# [SOLVED] bios in this system is not acpi complaint when i install fresh windows 7



## comonforall (Jan 28, 2011)

I bought a used laptop from someone who had xp installed in Dell N4050. Now when I try to install windows 7 after formatting, I get the error 

"The bios in this system is not fully acpi complaint"

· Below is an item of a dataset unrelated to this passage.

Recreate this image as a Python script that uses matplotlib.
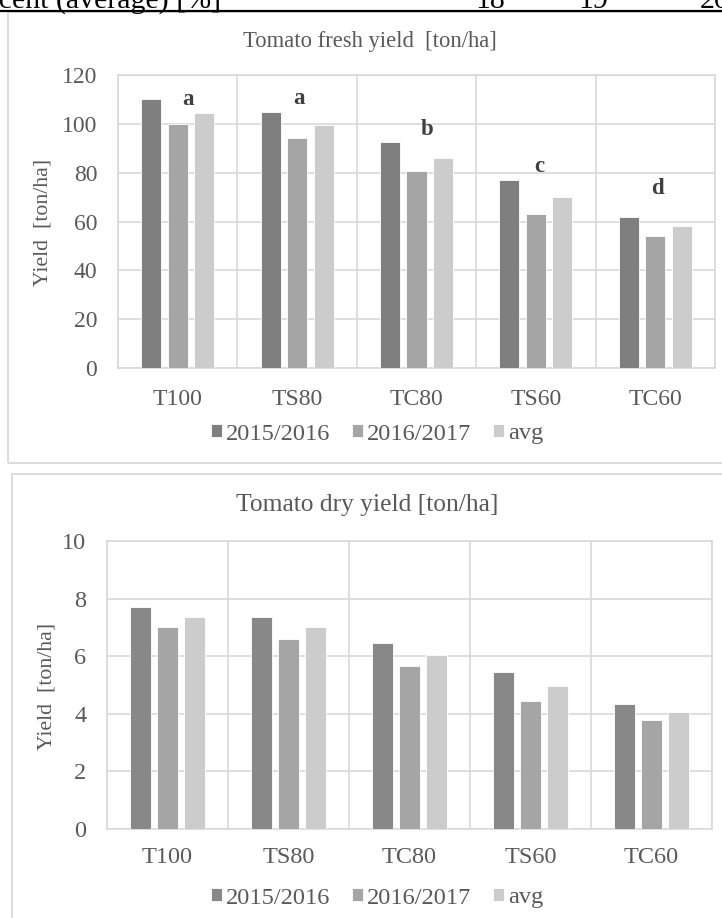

I checked in dell website latest bios for the laptp, it is a07 which is already a07 in the laptop. So I wonder why it is getting error and how to sort it out. Thank you.


----------



## Wrench97 (May 10, 2008)

*Re: bios in this system is not acpi complaint when i install fresh windows 7*

Are you using the restore partition or a Win7 disk?
See if you have the factory restore partition still intact by following the instructions here> Restoring Your Dell Computer to Original Factory Installation with Dell DataSafe Local Backup 2.0 | Dell


----------



## comonforall (Jan 28, 2011)

*Re: bios in this system is not acpi complaint when i install fresh windows 7*

It's not even going to restore page or anything like that. It restarts when i select "repair computer" and flashes the same error message.

I'm using win 7 disk.


----------



## Wrench97 (May 10, 2008)

*Re: bios in this system is not acpi complaint when i install fresh windows 7*

Does it still boot using XP?

Try entering the bios(tapping F2 while booting) and reset to defaults, The laptop is fully ACPI compliant the only thing I can think of is some one changed a bios setting.


----------



## comonforall (Jan 28, 2011)

*Re: bios in this system is not acpi complaint when i install fresh windows 7*

Yes I could install win xp professional without error before I tried win 7 again.

From Google Search, it revealed many had the same issue with laptop N4050 and when they install trial version of win 7, it worked fine.
I tried the same then, i installed trial win 7 pro. it installed fine. now i have to buy key but i'm afraid after i insert key i will have same problem.


----------



## Wrench97 (May 10, 2008)

Win7 is the only OS that was available on that model from Dell.


----------